Comparing the Traditional Perceptron and Hashtron Classifiers
The Traditional Perceptron
The perceptron is one of the oldest binary classification algorithms, inspired by biological neurons. Here’s how it works:
Summary
-
Input: Receives a feature vector x = [x₁, x₂, …, xₙ] of size m
-
Weights: Maintains learnable weights w = [w₁, w₂, …, wₙ] of size m
-
Activation: Computes output using a step function:
$${f(z) = \begin{cases} 1 & \text{if } z \geq 0 \\ 0 & \text{otherwise} \end{cases}}$$
where:
$${z = w · x + b}$$
(b is a bias term). -
Learning: Updates weights through error correction:
$${w ← w + α(y - ŷ)x}$$
where α is the learning rate, y is the true label, and ŷ is the prediction.
Hashtron’s Hash Function
Before discussing Hashtron, let’s examine its core hash operation conceptually:
\[\text{hash}(\text{input}, \text{salt}, \text{modulo}) = \text{mix}(\text{input}, \text{salt}) \mod \text{modulo}\]
The deterministic hash function maps any integer input to a hash digest in the range [0, modulo-1]. For more details how this works, see the previous article.
Introducing Hashtron
The Hashtron classifier takes a radically different approach compared to classical neural networks. Instead of learned weights, it uses a program defined as:
Hashtron Program Structure
An array of n tuples containing (salt, modulo) values:
$${Program = [(s₀, m₀), (s₁, m₁), ..., (sₙ₋₁, mₙ₋₁)]}$$
Typically:
- Salts sᵢ are arbitrary integers, resulting from machine learning (to be described in a subsequent article).
- Modulus mᵢ are monotonically decreasing and depend on the learning rate that was used when training.
- Final modulo mₙ₋₁ = 2 (forces binary output).
Classification Process
-
Initialize state: x₀ = input command.
-
Iteratively apply hash operations:
$${xᵢ₊₁ = hash(xᵢ, sᵢ, mᵢ)}$$
-
Final output: xₙ ∈ {0,1} (when final modulo (mₙ₋₁) is 2).
Example inference chain:
$${Command → hash(Command, s₀, m₀) = x₁}$$
$${x₁ → hash(x₁, s₁, m₁) = ... → xₙ = BinaryOutput}$$
Hashtron Program Serialization
To optimize disk storage, programs are encoded using delta compression:
Tuple Position | Salt Storage | Modulo Storage |
---|---|---|
First (i=0) | Stored directly: s₀ | Stored directly: m₀ |
Subsequent (i>0) | $${Δsalt = sᵢ₋₁ ⊕ sᵢ}$$ |
$${Δmod = mᵢ₋₁ - mᵢ}$$ |
Example Reconstruction:
Reconstructing second tuple:
$${salt₁ = salt₀ ⊕ storedSalt₁}$$
$${mod₁ = mod₀ - storedMod₁}$$
Reconstructing i-th tuple
$${saltᵢ = saltᵢ₋₁ ⊕ storedSaltᵢ}$$
$${modᵢ = modᵢ₋₁ - storedModᵢ}$$
This delta encoding significantly reduces storage requirements compared to storing raw values.
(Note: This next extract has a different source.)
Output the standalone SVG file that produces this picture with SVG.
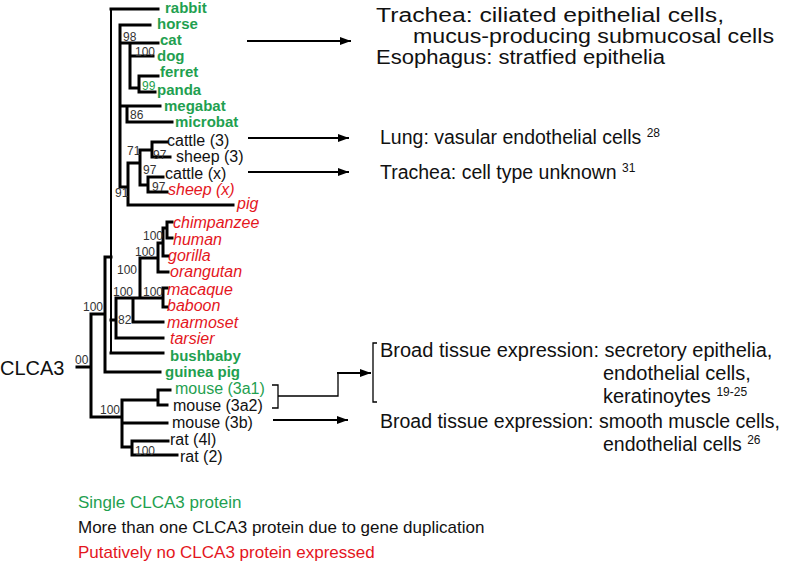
<svg xmlns="http://www.w3.org/2000/svg" width="786" height="565" viewBox="0 0 786 565">
<defs>
<marker id="ah" markerUnits="userSpaceOnUse" markerWidth="12" markerHeight="10" refX="11" refY="5" orient="auto">
<path d="M0,1 L11,5 L0,9 Z" fill="#000"/>
</marker>
<style>
text{font-family:"Liberation Sans",Arial,sans-serif;}
.g{fill:#1fa050;font-weight:bold;font-size:15px;}
.gr{fill:#1fa050;font-size:16px;}
.k{fill:#111;font-size:16px;}
.r{fill:#e4161d;font-size:16px;font-style:italic;}
.b{fill:#333;font-size:12px;}
.t{fill:#111;font-size:19.5px;}
.t2{fill:#111;font-size:20px;}
.s{fill:#111;font-size:12px;}
.br{fill:none;stroke:#000;stroke-width:3;stroke-linecap:square;}
.thin{fill:none;stroke:#000;stroke-width:2;}
.ar{fill:none;stroke:#000;stroke-width:2;}
.bk{fill:none;stroke:#000;stroke-width:1.3;}
</style>
</defs>
<rect width="786" height="565" fill="#fff"/>
<g id="tree">
<path class="thin" d="M111,8 V353"/>
<path class="br" d="M77,367 H91 M91,314 V417 M91,314 H105 M105,257 V372 M105,257 H111 M105,372 H160
M111,9 H158 M111,353 H163
M120,25 V187 H128 M120,25 H150
M120,43 H158 M130,43 V88 M130,56 H153 M130,88 H139 M139,76 V92 M139,76 H158 M139,92 H155
M120,106 H160 M127,106 V122 H172
M128,163 V205 H233 M128,163 H140 M140,150 V185 M140,150 H152 M152,142 V157 M152,142 H167 M152,157 H170 M140,185 H148 M148,177 V192 M148,177 H163 M148,192 H167
M116,298 V338 H163 M111,320 H116 M116,298 H163 M133,298 V322 H163
M140,258 V298 M140,258 H158 M163,288 V307 M163,288 H167 M163,307 H167
M158,243 V272 H168 M158,243 H163 M163,228 V256 H168 M163,228 H167 M167,222 V238 M167,222 H172 M167,238 H172
M91,417 H122 M122,400 V447 M122,400 H158 M158,390 V405 M158,390 H170 M158,405 H167 M122,423 H167 M122,447 H132 M132,441 V455 M132,441 H168 M132,455 H177"/>
</g>
<g id="bootstrap">
<text class="b" x="123" y="41">98</text>
<text class="b" x="135" y="56">100</text>
<text class="b" x="142" y="90" style="fill:#1fa050">99</text>
<text class="b" x="130" y="119">86</text>
<text class="b" x="127" y="155">71</text>
<text class="b" x="153" y="159">97</text>
<text class="b" x="143" y="174">97</text>
<text class="b" x="152" y="191">97</text>
<text class="b" x="115" y="197">91</text>
<text class="b" x="143" y="240">100</text>
<text class="b" x="135" y="256">100</text>
<text class="b" x="117" y="274">100</text>
<text class="b" x="143" y="296">100</text>
<text class="b" x="113" y="296">100</text>
<text class="b" x="118" y="324">82</text>
<text class="b" x="83" y="311">100</text>
<text class="b" x="75" y="364">00</text>
<text class="b" x="100" y="414">100</text>
<text class="b" x="135" y="455">100</text>
</g>
<g id="root"><text x="0" y="375" style="font-size:20px;fill:#111">CLCA3</text></g>
<g id="leaf-rabbit"><text class="g" x="165" y="13">rabbit</text></g>
<g id="leaf-horse"><text class="g" x="157" y="29">horse</text></g>
<g id="leaf-cat"><text class="g" x="160" y="45">cat</text></g>
<g id="leaf-dog"><text class="g" x="157" y="61">dog</text></g>
<g id="leaf-ferret"><text class="g" x="160" y="77">ferret</text></g>
<g id="leaf-panda"><text class="g" x="157" y="95">panda</text></g>
<g id="leaf-megabat"><text class="g" x="164" y="111">megabat</text></g>
<g id="leaf-microbat"><text class="g" x="175" y="127">microbat</text></g>
<g id="leaf-cattle3"><text class="k" x="167" y="146">cattle (3)</text></g>
<g id="leaf-sheep3"><text class="k" x="176" y="162">sheep (3)</text></g>
<g id="leaf-cattlex"><text class="k" x="165" y="179">cattle (x)</text></g>
<g id="leaf-sheepx"><text class="r" x="168" y="195">sheep (x)</text></g>
<g id="leaf-pig"><text class="r" x="237" y="209">pig</text></g>
<g id="leaf-chimpanzee"><text class="r" x="173" y="228">chimpanzee</text></g>
<g id="leaf-human"><text class="r" x="173" y="245">human</text></g>
<g id="leaf-gorilla"><text class="r" x="168" y="261">gorilla</text></g>
<g id="leaf-orangutan"><text class="r" x="170" y="277">orangutan</text></g>
<g id="leaf-macaque"><text class="r" x="167" y="295">macaque</text></g>
<g id="leaf-baboon"><text class="r" x="167" y="311">baboon</text></g>
<g id="leaf-marmoset"><text class="r" x="167" y="328">marmoset</text></g>
<g id="leaf-tarsier"><text class="r" x="170" y="344">tarsier</text></g>
<g id="leaf-bushbaby"><text class="g" x="170" y="361">bushbaby</text></g>
<g id="leaf-guineapig"><text class="g" x="165" y="377">guinea pig</text></g>
<g id="leaf-mouse3a1"><text class="gr" x="175" y="394">mouse (3a1)</text></g>
<g id="leaf-mouse3a2"><text class="k" x="173" y="411">mouse (3a2)</text></g>
<g id="leaf-mouse3b"><text class="k" x="172" y="428">mouse (3b)</text></g>
<g id="leaf-rat4l"><text class="k" x="170" y="445">rat (4l)</text></g>
<g id="leaf-rat2"><text class="k" x="180" y="462">rat (2)</text></g>
<g id="connectors">
<path class="ar" d="M247,41 H351" marker-end="url(#ah)"/>
<path class="ar" d="M248,138 H349" marker-end="url(#ah)"/>
<path class="ar" d="M248,172 H349" marker-end="url(#ah)"/>
<path class="ar" d="M273,420 H348" marker-end="url(#ah)"/>
<path class="bk" d="M272,385 H278 V408 H272 M278,396 H338 V373"/>
<path class="ar" d="M337,373 H371" marker-end="url(#ah)"/>
<path class="bk" d="M377,343 H373 V402 H377"/>
</g>
<g id="info-carnivore">
<text class="t2" x="376" y="22" textLength="348" lengthAdjust="spacingAndGlyphs">Trachea:  ciliated epithelial cells,</text>
<text class="t2" x="413" y="43" textLength="361" lengthAdjust="spacingAndGlyphs">mucus-producing  submucosal cells</text>
<text class="t2" x="376" y="64" textLength="289" lengthAdjust="spacingAndGlyphs">Esophagus: stratfied epithelia</text>
</g>
<g id="info-cattle3"><text class="t" x="380" y="144">Lung: vasular endothelial cells <tspan class="s" dy="-7">28</tspan></text></g>
<g id="info-cattlex"><text class="t" x="380" y="179">Trachea: cell type unknown <tspan class="s" dy="-7">31</tspan></text></g>
<g id="info-mouse3a">
<text class="t2" x="380" y="357">Broad tissue expression: secretory epithelia,</text>
<text class="t2" x="603" y="380">endothelial cells,</text>
<text class="t2" x="603" y="403">keratinoytes <tspan class="s" dy="-7">19-25</tspan></text>
</g>
<g id="info-mouse3b">
<text class="t" x="380" y="428">Broad tissue expression: smooth muscle cells,</text>
<text class="t" x="603" y="451">endothelial cells <tspan class="s" dy="-7">26</tspan></text>
</g>
<g id="legend">
<text x="78" y="508" style="font-size:17px;fill:#1fa050">Single CLCA3 protein</text>
<text x="78" y="533" style="font-size:17px;fill:#111">More than  one CLCA3 protein due to gene duplication</text>
<text x="78" y="558" style="font-size:17px;fill:#e4161d">Putatively  no CLCA3 protein expressed</text>
</g>
</svg>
Why XOR encoding for salts?
The learning algorithm searches the “next” salt near the previous salt as an optimalization. The consecutive salts were noticed to be similar integers. Thus the learning algorithm brutefortes nonce starting from nonce 0, such that nonce ⊕ previous salt doesn’t cause any collision between the true set and the false set.
That’s why the xors of nearby salts tend to be small integers. This reduces the storage requirement.
Implementation Reference
Hashtron inference has been implemented in multiple programming languages. See working examples at:
Rosetta Code - Hashtron Inference
Key Differences
Aspect | Perceptron | Hashtron |
---|---|---|
Learning | Weight updates | Program configuration |
Space Complexity | $${O(m)}$$ for weights |
$${O(n)}$$ for hash chain |
Explainability | Weight interpretation | Opaque hash chain |
Execution | Matrix multiplication | Hash chain evaluation |
Arithmetic | Floating point | Integer |
Problem domain | Differentiable | Arbitrary |
Disadvantages | Linear separability | Novel algorithm |
Both approaches demonstrate different philosophical approaches to machine learning: parametric vs. algorithmic.